Autre plasticien, expérience plus récente. Le trentenaire Ali Tnani est dans le domaine depuis 20 ans et a trois résidences d’artistes derrière lui lorsqu’il voit passer sur Facebook l’appel à candidature de Pro Helvetia. Son dossier déposé en 2019 est retenu par la fondation qui lui donne les clés de sa résidence d’artiste à Zurich pendant quasiment 3 mois. «Pour un artiste tunisien dans le circuit, il me semblait y avoir autre chose que la Cité des Arts de Paris», confie Ali. «Au départ, j’avais proposé deux choses : du dessin et des programmes pour de l’installation numérique. J’ai fini par écrire le projet de film qui est venu après. Il se trouve que le projet de départ lors de l’envoi du dossier ne correspond pas toujours à celui du début de la résidence car il peut se passer beaucoup de temps entre les deux étapes», précise-t-il
Au cours de cette résidence zurichoise, Ali Tnani apprend à introduire du trait et des formes beaucoup plus linéaires. Hormis la technique, il découvre surtout toute une atmosphère, un lieu. «C’était bien d’être dans ce quartier avec les trains, la vue sur montagne. On a vraiment le temps de travailler sans être pressé. En terme de conditions de travail, c’était super ! Je sortais faire mes courses avec mon vélo, les gens étaient cool. Avec un bel entourage et de bonnes conditions, j’étais déjà prêt à exposer tout de suite !», explique Ali. Mais cette expérience dans une ville très différente de Tunis lui a-t-elle fait perdre ses repères ? «Chacun créé sa propre mythologie, confie-t-il. Contrairement à mes autres résidences d’artistes où c’était beaucoup plus social, à Zurich j’ai choisi de me consacrer pleinement à mon projet. Je ne suis presque pas sorti à part aller à quelques expositions. Je voulais une vie plus saine, faire du sport, travailler. D’ailleurs aujourd’hui quand l’envie me prend de faire du sport et de me concentrer, je me dis qu’il faut me remettre en «mode Zurich ! Réveil à 6h, douche, petit-déjeuner, travail. Ça fait du bien ! Ce n’est peut-être pas propre à Zurich mais plus le fait d’être en résidence».
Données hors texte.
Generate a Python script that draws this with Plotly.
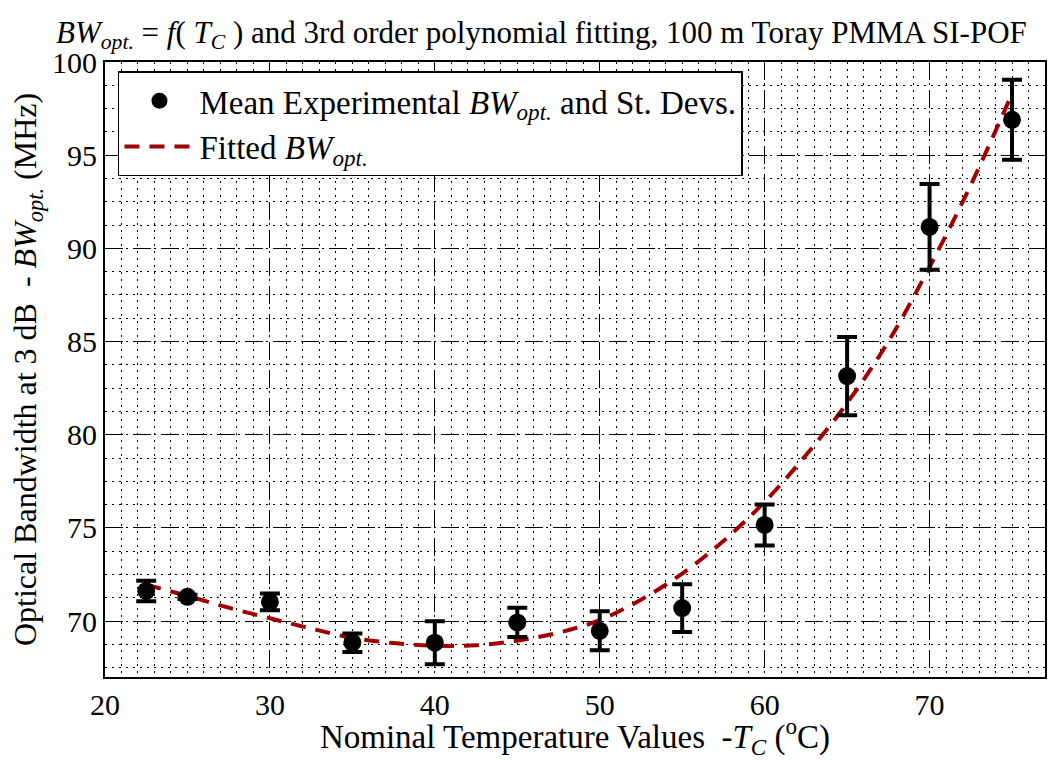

À Zurich, Ali Tnani a tout-de-même l’occasion de faire des rencontres artistiques et ne rate pas les expositions. «C’est toujours une belle occasion de visiter des centres d’art, notamment à Zurich où c’était très bien. Les artistes doivent rester à la page en visitant par exemple des expositions d’artistes internationaux, explique-t-il. Personnellement, je suis allé voir l’exposition d’une artiste anglaise qui a fait un film avec une dizaine d’écrans dans la salle. Je suis resté une ou deux heures à analyser le tout! Les artistes ont besoin d’autres artistes pour savoir comment avancer. Ça devrait être la normale et le format résidence est vraiment la meilleure chose. Tout le monde en a besoin. Il y a 10 ans, j’étais content d’être à la Cité des Arts de Paris. Après j’aimerais bien être dans une super résidence à New York ou Tokyo». Quid de Tunis ? «C’est petit. Il y a malheureusement aussi des problèmes qui empêchent que la Tunisie ne devienne une destination culturelle. Ça tourne autour d’un noyau de 2-3 galeries et centres privés mais ce n’est pas suffisant. Je pense que la Tunisie a un potentiel pour organiser des résidences, particulièrement pour la jeune génération. Là par exemple, il y a des artistes tunisiens en résidence au B7L9, le festival Gabès Cinéma Fen qui va organiser des résidences en amont, etc. Je crois savoir que de nombreux artistes tunisiens s’organisent, font des expos dans des villas et appartements. J’avais déjà vu cela à Zurich avec des artistes particuliers, des commissaires», confie l’artiste.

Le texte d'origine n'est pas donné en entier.